In 2021, in the midst of the Covid-19 pandemic, The BTS Center launched a significant research initiative to pursue the question, “How would organizations act differently today if they embodied an ecological imagination?”
We might have chosen to consult with scholars, collect a bit of data, and draw our own conclusions, but instead, we opted to go deep. We invited seven organizations, all planted within Northern New England (plus one organization across the border in Montreal) — organizations representing many different sectors, including education, prison reform, the arts, community gardening and food justice, and social action — to join us for an 18-month journey of co-learning. Together comprising a Research Collaborative, we spent a year and a half in mutual exploration: reading together, asking big questions, sharing our experiences, wondering aloud, and engaging in personal and organizational experiments.
Guided by a wise team of Consultant Advisors, our Director of Applied Research, Ben Yosua-Davis, employed a qualitative, ethnographic research methodology, collecting extensive field notes over the course of almost a hundred unique gatherings and then gleaning from them important insights. In October 2023, we have published this report, which conveys our learnings.
Why does this matter? This matters because ecological devastation represents the most urgent crisis that humanity has ever faced. We are seeing the impacts of climate chaos more clearly with each passing year, and climate scientists’ forecasts for the coming decades are dire. We believe that climate devastation is not merely a problem for scientists and activists, but a symptom of the foundational cultural and spiritual structures of our society. If systems like consumer capitalism, industrial modernity, and colonial domination are the root causes of our current crisis, then every organization has something important to offer in this moment.
In this moment of uncertainty and great concern, the work of these eight organizations — Ashwood Waldorf School, Boston Food Forest Coalition, Hour Exchange Portland, Maine Prisoner Advocacy Coalition, Montreal City Mission, St.
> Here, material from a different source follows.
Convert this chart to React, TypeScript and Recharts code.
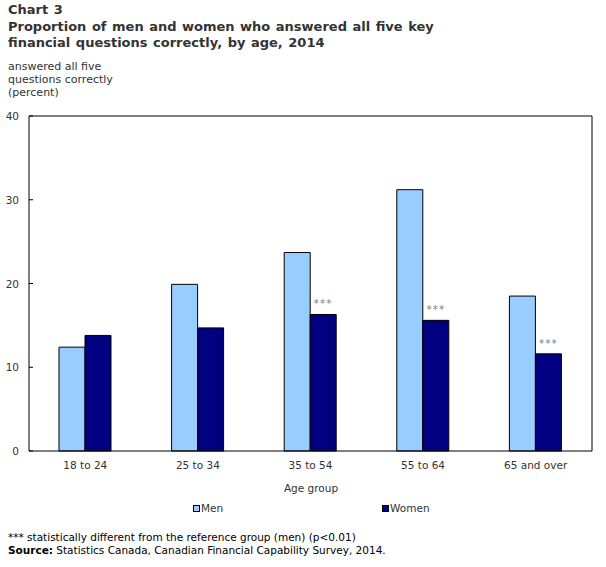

Joseph’s College, Waterville Creates, and The BTS Center — and thousands of other organizations like them, secular and religious alike, matters. Moreover, the way in which these and other organizations engage in their work matters. Their perceptions, postures, and practices of leadership have great potential to promote healing and regeneration, to nurture resilient communities, to strengthen our collective fortitude — and — without a good deal of self-reflection, care, and intention, their perceptions, postures, and practices of leadership also have the potential to perpetuate the troublesome dynamics that have led us to the very crises we face.
We gathered these organizational partners because they share our hope for a new way of embodying the best version of ourselves in response to our planet’s deep need and they reflect the earth’s wisdom in their day-to-day life and work.
We have developed and facilitated this Research Collaborative as a first significant undertaking that reflects a broader intention to approach our work with a posture of “rigorous and reverent curiosity.” We use this phrase frequently: rigorous because we aim to bring the discipline of quantitative and qualitative research to our programs, asking important questions, surfacing stories, collecting data, drawing conclusions, and sharing our findings; and reverent because we understand this work is sacred — we ask curious questions not simply because we are interested, but also because there is a divine urgency, a sacred calling, to this work of cultivating and nurturing spiritual leadership for a climate-changed world. This particular question about the influence of ecological imagination in organizational life is one of several big questions that we have begun to pursue, and we look forward to sharing our findings — with both the academic community and the communities of practitioners — in the months and years to come.